Take your favorite P-complete language $L_n \subseteq \{0,1\}^n$. This language has some density $d(n) \in \omega(1/n)$. Now define $L'_{n + m} = \{x0^m | x \in L_n\}$. In general, $m$ will be some function of $n$, so this might not define $L'$ for all sizes, since we are worried only about the upper density, just make $L'_k = \emptyset$ if $k \neq n + m$. What is the upper density of $L'$? Well, we have

\[ d'(n + m) = \frac{|L'_{n + m}|}{2^{n + m}} = \frac{|L_n|}{2^{n + m}} \leq \frac{d(n)}{2^m} \]

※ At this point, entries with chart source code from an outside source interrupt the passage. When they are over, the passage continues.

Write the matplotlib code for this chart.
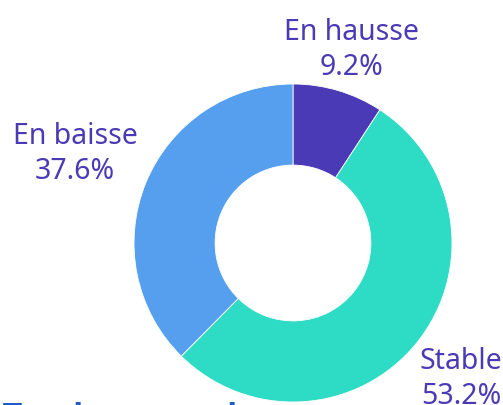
import matplotlib
matplotlib.use("Agg")
import matplotlib.pyplot as plt

labels = ["En hausse", "Stable", "En baisse"]
shares = [9.2, 53.2, 37.6]
colors = ["#4B3AB5", "#2EDBC5", "#559FEE"]
text_color = "#4B3AB5"

W, H = 503, 405
fig = plt.figure(figsize=(W / 100, H / 100), dpi=100)
ax = fig.add_axes([0, 0, 1, 1])

cx, cy, r = 293, H - 243, 159
ax.pie(shares, colors=colors, startangle=90, counterclock=False,
       center=(cx, cy), radius=r, frame=True,
       wedgeprops=dict(width=r * 0.51, edgecolor="white", linewidth=0.6))
ax.set_xlim(0, W)
ax.set_ylim(0, H)
ax.set_aspect("equal")
ax.axis("off")

# label anchor positions (pixels from top-left)
label_pos = {"En hausse": (352, 50), "Stable": (461, 379), "En baisse": (75, 154)}
for lab, val in zip(labels, shares):
    x, y = label_pos[lab]
    ax.text(x, H - y, f"{lab}\n{val:.1f}%", ha="center", va="center",
            color=text_color, fontsize=20.5, family="Noto Sans", linespacing=1.3)

# heading of the next block, clipped by the bottom edge
ax.text(3, -25, "Tension en mai", color="#1F5BC6", fontsize=20,
        fontweight="bold", family="DejaVu Sans", ha="left", va="bottom")

fig.savefig("out.png", dpi=100)
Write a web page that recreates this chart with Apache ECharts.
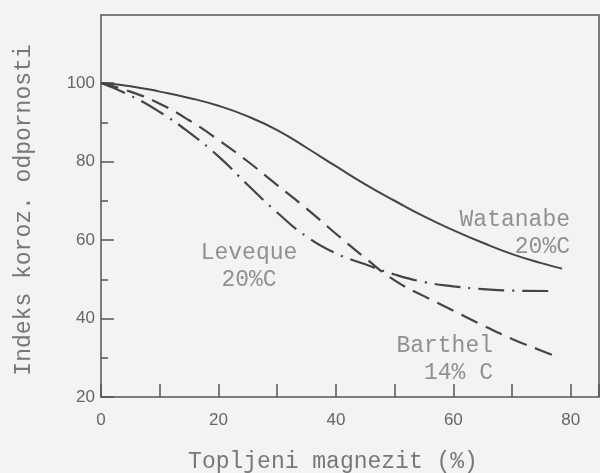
<!DOCTYPE html>
<html>
<head>
<meta charset="utf-8">
<script src="https://cdn.jsdelivr.net/npm/echarts@6/dist/echarts.min.js"></script>
<style>
html,body{margin:0;padding:0;background:#f3f3f3;}
#c{width:600px;height:473px;}
</style>
</head>
<body>
<div id="c"></div>
<script>
// ---- data ----
const watanabeX = [0, 5, 10, 15, 20, 25, 30, 35, 40, 45, 50, 55, 60, 65, 70, 75, 78.5];
const watanabeY = [100, 99.2, 97.8, 96.2, 94.2, 91.5, 88, 83.5, 78.8, 74.2, 70.0, 66.0, 62.5, 59.3, 56.4, 54.1, 52.7];

const barthelX = [0, 5, 10, 15, 20, 25, 30, 35, 40, 45, 50, 55, 60, 65, 70, 75, 77.7];
const barthelY = [100, 97.8, 94.7, 90.5, 85.5, 80, 74, 68, 61.6, 55.4, 49.7, 45.7, 42, 38.3, 34.8, 31.8, 30.2];

const levequeX = [0, 5, 10, 15, 20, 25, 30, 35, 40, 45, 50, 55, 60, 65, 70, 77.5];
const levequeY = [100, 96.8, 92.6, 87.4, 81.3, 74, 67, 60.9, 56.6, 53.8, 51.2, 49.3, 48.2, 47.5, 47.1, 47];

const xTickLabels = [0, 20, 40, 60, 80];
const yTickLabels = [20, 40, 60, 80, 100];

const annotations = [
  { x: 79.86, y: 61.8, text: 'Watanabe\n20%C', align: 'right' },
  { x: 25.2, y: 53.3, text: 'Leveque\n20%C', align: 'center' },
  { x: 66.75, y: 29.6, text: 'Barthel\n14% C', align: 'right' }
];

const xName = 'Topljeni magnezit (%)';
const yName = 'Indeks koroz. odpornosti';

function pairs(xs, ys) { return xs.map((x, i) => [x, ys[i]]); }

const axisColor = '#555';
const lineColor = '#444';
const monoFont = 'Liberation Mono';
const textColor = '#777';

const chart = echarts.init(document.getElementById('c'), null, { renderer: 'canvas' });
chart.setOption({
  backgroundColor: '#f3f3f3',
  animation: false,
  grid: [
    { left: 101, top: 15, width: 498, bottom: 76, show: true, backgroundColor: 'transparent',
      borderColor: axisColor, borderWidth: 1.5, containLabel: false, outerBoundsMode: 'none' },
    { left: 101, top: 83, width: 498, bottom: 76, containLabel: false, outerBoundsMode: 'none' }
  ],
  xAxis: [
    { gridIndex: 0, type: 'value', min: 0, max: 1, show: false },
    { gridIndex: 1, type: 'value', min: 0, max: 84.8, interval: 10,
      axisLine: { show: false },
      axisTick: { show: true, inside: true, length: 13, lineStyle: { color: axisColor, width: 1.5 } },
      splitLine: { show: false },
      axisLabel: { margin: 15, color: '#666', fontFamily: 'Liberation Sans', fontSize: 17,
        formatter: v => (xTickLabels.indexOf(v) >= 0 ? String(v) : '') },
      name: xName, nameLocation: 'middle', nameGap: 53,
      nameTextStyle: { fontFamily: monoFont, fontSize: 23, color: textColor, padding: [0, 34, 0, 0] }
    }
  ],
  yAxis: [
    { gridIndex: 0, type: 'value', min: 0, max: 1,
      axisLine: { show: false }, axisTick: { show: false }, axisLabel: { show: false },
      splitLine: { show: false },
      name: yName, nameLocation: 'middle', nameGap: 66,
      nameTextStyle: { fontFamily: monoFont, fontSize: 23, color: textColor, padding: [0, 8, 0, 0] }
    },
    { gridIndex: 1, type: 'value', min: 20, max: 100, interval: 20,
      axisLine: { show: false },
      axisTick: { show: true, inside: true, length: 13, lineStyle: { color: axisColor, width: 1.5 } },
      minorTick: { show: true, splitNumber: 2, length: 7, lineStyle: { color: axisColor, width: 1.5 } },
      splitLine: { show: false }, minorSplitLine: { show: false },
      axisLabel: { margin: 6, color: '#666', fontFamily: 'Liberation Sans', fontSize: 17,
        formatter: v => (yTickLabels.indexOf(v) >= 0 ? String(v) : '') }
    }
  ],
  series: [
    { name: 'Watanabe 20%C', type: 'line', xAxisIndex: 1, yAxisIndex: 1, smooth: true, showSymbol: false,
      data: pairs(watanabeX, watanabeY),
      lineStyle: { color: lineColor, width: 2, type: 'solid' } },
    { name: 'Barthel 14% C', type: 'line', xAxisIndex: 1, yAxisIndex: 1, smooth: true, showSymbol: false,
      data: pairs(barthelX, barthelY),
      lineStyle: { color: lineColor, width: 2.2, type: [18, 9] } },
    { name: 'Leveque 20%C', type: 'line', xAxisIndex: 1, yAxisIndex: 1, smooth: true, showSymbol: false,
      data: pairs(levequeX, levequeY),
      lineStyle: { color: lineColor, width: 2.2, type: [26, 8, 2, 8] } },
    { name: 'labels', type: 'scatter', xAxisIndex: 1, yAxisIndex: 1, symbolSize: 0, silent: true,
      data: annotations.map(a => ({
        value: [a.x, a.y],
        label: { show: true, position: 'inside', formatter: a.text, align: a.align,
          verticalAlign: 'middle', fontFamily: monoFont, fontSize: 23, lineHeight: 27, color: textColor }
      }))
    }
  ]
});
</script>
</body>
</html>
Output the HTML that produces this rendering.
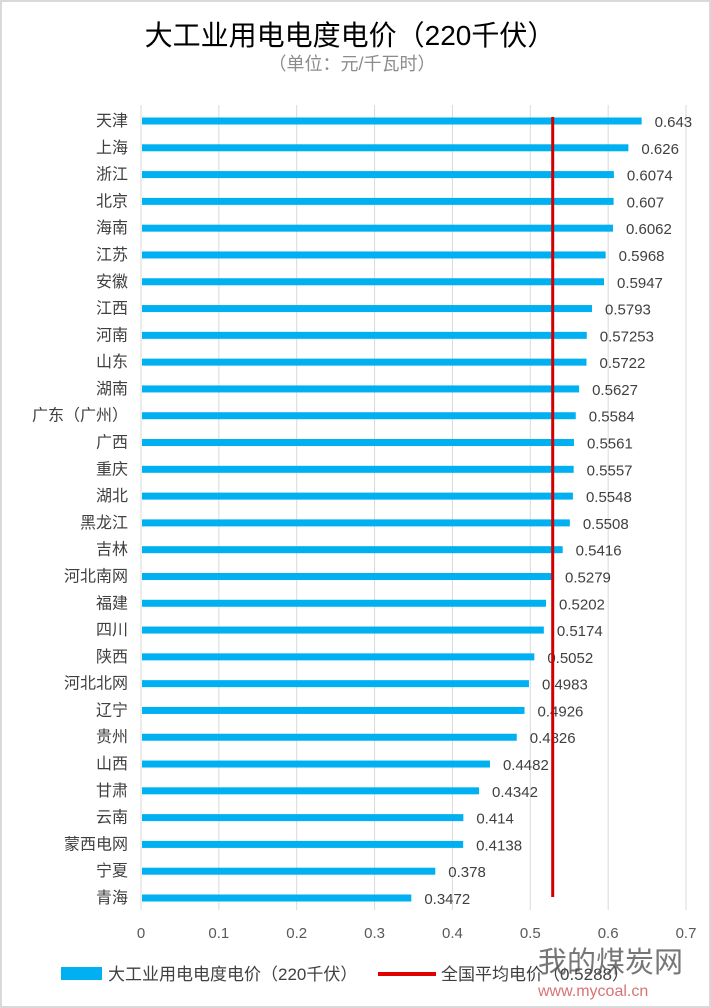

Now lets use LOG-reductions to build a machine $M$ for $L$ using a machine $M'$ for $L'$. Well, if you are given an input $x$ then simply copy it one bit at a time to the query tape (also use a counter to count what $n$ is), then use a second counter to count upto $m(n)$, adding one every time you add a zero to the query tape (to have log space, we need $m(n) \in poly(n)$ and easily computable). Then query and return the output as your answer.

If we want to be sure we are smaller than $1/n$ then just pick $m(n) = n$, and then we will have $d'(2n) \leq d(n)/2^n \in O(1/n)$.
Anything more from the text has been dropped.